The bill is consistent with the need to balance environmental benefits and to sustain economic growth for this country. And, Hula, I would put that in more personal terms: That means jobs for the men and women that you have under you. We cannot let this country screech to a halt, but I am determined to clean up the air. And we're going to work hard for the passage of this bill. I am confident now that it will remain intact, and I am confident that it will prevail in the Senate. And the same time, we're pursuing an equally balanced measure in the House of Representatives.

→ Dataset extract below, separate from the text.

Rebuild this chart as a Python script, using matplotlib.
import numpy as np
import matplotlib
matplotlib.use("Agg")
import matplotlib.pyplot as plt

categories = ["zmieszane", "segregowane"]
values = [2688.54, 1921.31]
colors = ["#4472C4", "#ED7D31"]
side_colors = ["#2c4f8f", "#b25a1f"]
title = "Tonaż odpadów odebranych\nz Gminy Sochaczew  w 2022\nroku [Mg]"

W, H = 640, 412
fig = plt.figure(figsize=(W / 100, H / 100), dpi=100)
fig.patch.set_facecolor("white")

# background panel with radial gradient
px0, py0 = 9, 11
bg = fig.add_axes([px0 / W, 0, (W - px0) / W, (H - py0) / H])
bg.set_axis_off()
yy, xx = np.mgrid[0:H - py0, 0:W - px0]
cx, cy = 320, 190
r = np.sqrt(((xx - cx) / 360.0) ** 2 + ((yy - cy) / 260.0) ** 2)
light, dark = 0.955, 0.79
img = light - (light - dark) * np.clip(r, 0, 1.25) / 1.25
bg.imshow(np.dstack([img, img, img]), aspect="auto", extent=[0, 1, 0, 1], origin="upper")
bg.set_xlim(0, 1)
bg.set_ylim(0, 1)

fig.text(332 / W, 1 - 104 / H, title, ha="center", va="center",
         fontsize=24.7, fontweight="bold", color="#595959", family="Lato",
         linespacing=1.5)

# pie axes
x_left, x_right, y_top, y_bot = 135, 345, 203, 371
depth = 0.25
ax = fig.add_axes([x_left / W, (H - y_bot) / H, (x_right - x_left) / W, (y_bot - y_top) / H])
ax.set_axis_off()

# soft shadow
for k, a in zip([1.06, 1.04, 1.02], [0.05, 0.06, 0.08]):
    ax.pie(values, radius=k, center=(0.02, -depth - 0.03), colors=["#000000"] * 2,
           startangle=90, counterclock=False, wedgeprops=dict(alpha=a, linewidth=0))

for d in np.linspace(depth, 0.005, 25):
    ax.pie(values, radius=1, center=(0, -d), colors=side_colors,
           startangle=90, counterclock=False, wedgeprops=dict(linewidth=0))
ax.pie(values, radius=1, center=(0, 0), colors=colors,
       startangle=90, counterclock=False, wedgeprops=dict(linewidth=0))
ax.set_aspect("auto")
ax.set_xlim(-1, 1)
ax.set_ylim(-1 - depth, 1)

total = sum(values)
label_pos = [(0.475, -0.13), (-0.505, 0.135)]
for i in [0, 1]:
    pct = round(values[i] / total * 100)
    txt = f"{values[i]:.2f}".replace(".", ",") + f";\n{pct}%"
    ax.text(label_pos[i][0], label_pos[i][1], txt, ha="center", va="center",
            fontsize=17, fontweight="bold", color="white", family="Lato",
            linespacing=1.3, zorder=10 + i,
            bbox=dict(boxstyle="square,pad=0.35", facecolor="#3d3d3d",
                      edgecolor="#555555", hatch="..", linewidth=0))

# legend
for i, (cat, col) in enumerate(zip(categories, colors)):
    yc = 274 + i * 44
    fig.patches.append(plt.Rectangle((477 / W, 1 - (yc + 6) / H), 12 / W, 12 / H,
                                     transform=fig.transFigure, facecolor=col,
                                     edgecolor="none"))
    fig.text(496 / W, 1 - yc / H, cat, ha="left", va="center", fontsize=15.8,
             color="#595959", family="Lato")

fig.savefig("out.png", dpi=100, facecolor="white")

So, to get this balance, we're going to rely on market forces -- incentives for technological innovation, provide the private sector with the flexibility to make emissions reductions in the most cost-effective manner possible. Ed was telling me there's megabucks involved in all of this. And we want to be as helpful as possible in making these changes as cost-effective as possible while still meeting our environmental goals.

Now, Pepco, your company, sir, like most, is committed to take these additional steps to meet these even tougher standards under the Clean Air Act, and for that we're very grateful. Under the act, we try to provide these utility companies with flexibility to meet the new and tougher standards. We give them options: burning coal with a lower sulfur content or switching to other fuels, installing new emission control technologies or utilizing some of the emerging clean-coal technologies. Providing this flexibility, we can ensure that the environmental benefits are gained at the least cost to the guy that pays the bill -- the consumer. And I'm confident that a good-faith attitude toward these environmental goals prevail on the part of most of the companies, and we've seen evidence that today in projects it is going forward. We see this evidence now.

And I also must say I am very impressed with this fish culture here, because raising over a million stripers to replenish the Chesapeake Bay is a significant environmental contribution -- not just for fishermen such as myself but I think it's good for the entire environmental background of the Chesapeake Bay. You've got a wildlife sanctuary here. That's good citizenship, very good citizenship. And in our new Clean Air Act, we're going to be challenging Pepco and these other great companies to do even more in terms of the environment.

So, I think we're on the road to a balanced, environmentally aggressive, economically responsible piece of legislation. And this has given me an example to get a feeling of how this energy is produced and a feeling for the kinds of people that are producing the energy, and then also to have a broad look at an environmental dimension that has not always been a part of the equation, and today it is.

And I salute you, Ed, and your associates in this company for carving out some new ground here. I hope it will serve as an example to others all across this country. So, we've had a good day here.

Q. Mr. President -- --

The President. Hey, listen, I had a press conference yesterday. This is a one-way street, where I do the talking and you guys -- --

Q. About that news conference, though, yesterday, Mr. President -- --

Q. Pepco says that it will cost 0 million at this plant alone --

Q. -- -- there are some conflicting signals coming out of there and out of Mr. Darman's briefing yesterday on taxes. Is that something that's negotiable?

The President. You've got to read all the tea leaves and listen to the nuances. I mean, it's out there, very clearly.

Q. How about the lips?

The President. Keep reading.

Q. What about the cormorants?

The President. Are you a cormorant lover?

Q. No comment.

The President. Come on, Ellen [Ellen Warren, Knight-Ridder Newspapers], you've seen those guys.

Note: The President spoke at 10:30 a.m. outside of the Pepco Aquaculture Center. In his remarks, he referred to Edward F. Mitchell, president and chief executive officer of Potomac Electric Power Co., and Hula Edmonds, general manager of the Chalk Point generating station. During his visit, the President toured the generating station, attended a briefing in the control room, and toured the aquaculture center.